The holidays can be a rough time period for everyone. There’s so much to do it’s easy to feel stressed, hurried, and overwhelmed. It’s even harder if you have a chronic illness and you have to deal with the limitations of your body. Often we can barely make it through the typical day so the added physical and mental stress of the holidays doesn’t help.
The holidays are even more difficult if you’re a chronic illness parent because you are responsible for not just the success of your holiday, but for the success of your children’s holiday. Children have a lot of holiday expectations and meeting them is no easy feat. Every year my children ask why we don’t have an Elf on the Shelf and every year I use the excuse that I find an elf that watches me all the time to be super creepy. This is completely true, but I also have no desire for yet another thing to do in the month of December. I’m stressed enough as it is, and I have no desire to place a stuffed animal in various questionable scenarios.
Here’s a few suggestions for surviving the holidays as a parent with chronic illness:
Plan out your schedule ahead of time
My husband likes to make fun of me, but my entire month of December is carefully planned long before the month begins. I make note of all school holiday parties requiring my attendance, choir performances, gift exchanges etc and block out those days from any other activity. If I’m required to bring treats to any school function I make up something ahead of time when I’m feeling well, and then I just stick it in the freezer until it’s needed. That way I don’t have to deal with unexpected surprises.
The other thing I have meticulously planned out are gifts. I buy gifts for my children all year long, so by the time December comes I only have to worry about small stocking stuffers. Because I have their gifts ready I can start wrapping everything early on in the month and stick the presents under the tree, then there’s one less thing to worry about.
Remember you don’t have to do everything
If you’re anything like me you have some grandiose ideas about what Christmas should look like. Everything should be perfect so you’re kids can have the most magical Christmas ever.
Let go of that idea.
You’re not going to be able to do everything. You may have to let go of the idea of homemade sugar cookies you lovingly frost to perfection for your sweet children. It’s okay, you’re children will still be fine, and most likely the won’t even feel like they missed out. Find an easier substitution for the things you want to do. Continuing with the cookie example, maybe instead you can help your children with a gingerbread house (from a pre-made kit). Your children will still have the memories, but it requires a lot less work on your part.
Try to develop new traditions that accommodate your illness and still meet your family’s needs. For example, you may not be able to cook a huge holiday feast like you’d wish to, but there’s no shame in delegating the cooking tasks or substituting homemade items for store bought. Our family had Rudy’s turkey for Thanksgiving and it was delicious, nobody cared that it wasn’t a homemade turkey.
Enjoy the small moments
Even if your body is miserable, allow yourself to enjoy the small moments of the holidays.

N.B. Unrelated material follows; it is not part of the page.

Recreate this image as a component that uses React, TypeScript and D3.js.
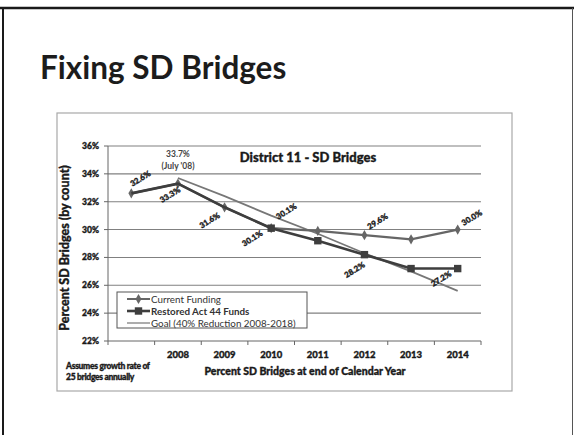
import React from "react";
import * as d3 from "d3";

const years = ["2007", "2008", "2009", "2010", "2011", "2012", "2013", "2014"];
const xTickLabels = ["", "2008", "2009", "2010", "2011", "2012", "2013", "2014"];
const currentFunding = [32.6, 33.3, 31.6, 30.1, 29.9, 29.6, 29.3, 30.0];
const restoredAct44 = [32.6, 33.3, 31.6, 30.1, 29.2, 28.2, 27.2, 27.2];
const goal = [null, 33.7, 32.4, 31.0, 29.7, 28.3, 27.0, 25.6];
const yTicks = [22, 24, 26, 28, 30, 32, 34, 36];
const legendNames = ["Current Funding", "Restored Act 44 Funds", "Goal (40% Reduction 2008-2018)"];

// data label specs: series, index, text, offset
const labelSpecs = [
  { s: "c", i: 0, t: "32.6%", dx: 9, dy: -15 },
  { s: "c", i: 1, t: "33.3%", dx: -8, dy: 11 },
  { s: "c", i: 2, t: "31.6%", dx: -15, dy: 13 },
  { s: "r", i: 3, t: "30.1%", dx: -19, dy: 10 },
  { s: "c", i: 3, t: "30.1%", dx: 15, dy: -17 },
  { s: "c", i: 5, t: "29.6%", dx: 13, dy: -14 },
  { s: "c", i: 7, t: "30.0%", dx: 14, dy: -12 },
  { s: "r", i: 5, t: "28.2%", dx: -10, dy: 15 },
  { s: "r", i: 6, t: "27.2%", dx: 30, dy: 10 },
];

const FONT = "Lato, 'Open Sans', sans-serif";

export default function App() {
  const x = d3.scaleBand<string>().domain(years).range([108, 481]);
  const y = d3.scaleLinear().domain([22, 36]).range([341, 146]);
  const cx = (i: number) => (x(years[i]) as number) + x.bandwidth() / 2;

  const line = d3
    .line<number | null>()
    .defined((d) => d != null)
    .x((_, i) => cx(i))
    .y((d) => y(d as number));

  const diamond = d3.symbol().type(d3.symbolDiamond).size(30)() as string;
  const square = d3.symbol().type(d3.symbolSquare).size(55)() as string;

  const cColor = "#666";
  const rColor = "#3e3e3e";
  const gColor = "#777";
  const heavy = { stroke: "#1a1a1a", strokeWidth: 0.35 };

  return (
    <svg
      width={574}
      height={435}
      style={{ position: "absolute", left: 0, top: 0, background: "#fff" }}
      fontFamily={FONT}
    >
      {/* slide frame */}
      <line x1={0} x2={574} y1={8} y2={8} stroke="#1a1a1a" strokeWidth={2.5} />
      <line x1={3} x2={3} y1={8} y2={435} stroke="#1a1a1a" strokeWidth={2} />
      <line x1={572.5} x2={572.5} y1={8} y2={435} stroke="#555" strokeWidth={1} />

      <text x={40} y={79} fontSize={31.5} fontWeight={700} fill="#1c1c1c" fontFamily={FONT}>
        Fixing SD Bridges
      </text>

      {/* chart frame */}
      <rect x={57} y={113} width={455} height={278} fill="none" stroke="#a8a8a8" strokeWidth={1.2} />

      <text x={308} y={162} textAnchor="middle" fontSize={13} fontWeight={900} fill="#1a1a1a" {...heavy}>
        District 11 - SD Bridges
      </text>

      {/* gridlines */}
      {yTicks.slice(1).map((t) => (
        <line key={t} x1={108} x2={481} y1={y(t)} y2={y(t)} stroke="#808080" strokeWidth={1.1} />
      ))}

      {/* axes */}
      <line x1={108} x2={108} y1={y(36)} y2={y(22)} stroke="#666" strokeWidth={1} />
      <line x1={108} x2={481} y1={y(22)} y2={y(22)} stroke="#666" strokeWidth={1} />
      {yTicks.map((t) => (
        <g key={t}>
          <line x1={104} x2={108} y1={y(t)} y2={y(t)} stroke="#666" />
          <text x={99} y={y(t) + 3} textAnchor="end" fontSize={8.5} fontWeight={900} fill="#1a1a1a" {...heavy}>
            {t}%
          </text>
        </g>
      ))}
      {years.map((yr) => (
        <line key={yr} x1={x(yr) as number} x2={x(yr) as number} y1={y(22)} y2={y(22) + 4} stroke="#666" />
      ))}
      <line x1={481} x2={481} y1={y(22)} y2={y(22) + 4} stroke="#666" />
      {xTickLabels.map((lab, i) => (
        <text key={i} x={cx(i)} y={358} textAnchor="middle" fontSize={9.5} fontWeight={900} fill="#1a1a1a" {...heavy}>
          {lab}
        </text>
      ))}

      <text
        transform={`translate(69,248) rotate(-90)`}
        textAnchor="middle"
        fontSize={12.5}
        fontWeight={900}
        fill="#1a1a1a"
        {...heavy}
      >
        Percent SD Bridges (by count)
      </text>
      <text x={305} y={375} textAnchor="middle" fontSize={10.5} fontWeight={900} fill="#1a1a1a" {...heavy}>
        Percent SD Bridges at end of Calendar Year
      </text>
      <text x={66} y={369} fontSize={8.5} fontWeight={900} fill="#1a1a1a" letterSpacing={-0.3} {...heavy}>
        Assumes growth rate of
      </text>
      <text x={66} y={380} fontSize={8.5} fontWeight={900} fill="#1a1a1a" letterSpacing={-0.3} {...heavy}>
        25 bridges annually
      </text>

      {/* series */}
      <path d={line(goal) as string} fill="none" stroke={gColor} strokeWidth={1.7} />
      <path d={line(currentFunding) as string} fill="none" stroke={cColor} strokeWidth={2.2} />
      {currentFunding.map((v, i) => (
        <path key={i} d={diamond} transform={`translate(${cx(i)},${y(v)})`} fill={cColor} />
      ))}
      <path d={line(restoredAct44) as string} fill="none" stroke={rColor} strokeWidth={2.6} />
      {restoredAct44.map((v, i) =>
        i >= 3 ? <path key={i} d={square} transform={`translate(${cx(i)},${y(v)})`} fill={rColor} /> : null
      )}

      {/* annotation */}
      <text x={cx(1)} y={157} textAnchor="middle" fontSize={8.5} fontWeight={700} fill="#444">
        33.7%
      </text>
      <text x={cx(1)} y={169} textAnchor="middle" fontSize={8.5} fontWeight={700} fill="#444">
        (July '08)
      </text>

      {/* data labels */}
      {labelSpecs.map((l, k) => {
        const v = l.s === "c" ? currentFunding[l.i] : restoredAct44[l.i];
        const px = cx(l.i) + l.dx;
        const py = y(v) + l.dy;
        return (
          <text
            key={k}
            transform={`translate(${px},${py}) rotate(-32)`}
            textAnchor="middle"
            dy={3}
            fontSize={8}
            fontWeight={900}
            fill="#1a1a1a"
            {...heavy}
          >
            {l.t}
          </text>
        );
      })}

      {/* legend */}
      <rect x={117} y={292} width={190} height={36} fill="#fff" stroke="#555" strokeWidth={1} />
      {legendNames.map((n, i) => {
        const ly = 299 + i * 12;
        const col = i === 0 ? cColor : i === 1 ? rColor : gColor;
        return (
          <g key={n}>
            <line x1={127} x2={150} y1={ly} y2={ly} stroke={col} strokeWidth={i === 1 ? 2.6 : i === 0 ? 2 : 1.2} />
            {i === 0 && <path d={diamond} transform={`translate(138.5,${ly})`} fill={cColor} />}
            {i === 1 && <path d={square} transform={`translate(138.5,${ly})`} fill={rColor} />}
            <text x={151} y={ly + 3.5} fontSize={9.8} fill="#333" fontWeight={i === 1 ? 700 : 400}>
              {n}
            </text>
          </g>
        );
      })}
    </svg>
  );
}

For example, you may not have the energy to help set up the Christmas tree, but you can enjoy watching your children put up the ornaments.
You can also:
- laugh at all the ornaments your children made when they were little that they are now horrified by
- have your children set up the Christmas decorations around the house (depending on their ages and how much you trust them)
- drive around to look at Christmas lights
- read Christmas books to your children
- sing along to cheesy Christmas songs
- help your children with Christmas craft
Overall the key to success during the holidays is trying not to dwell on the things you can’t do, and appreciating the things you can.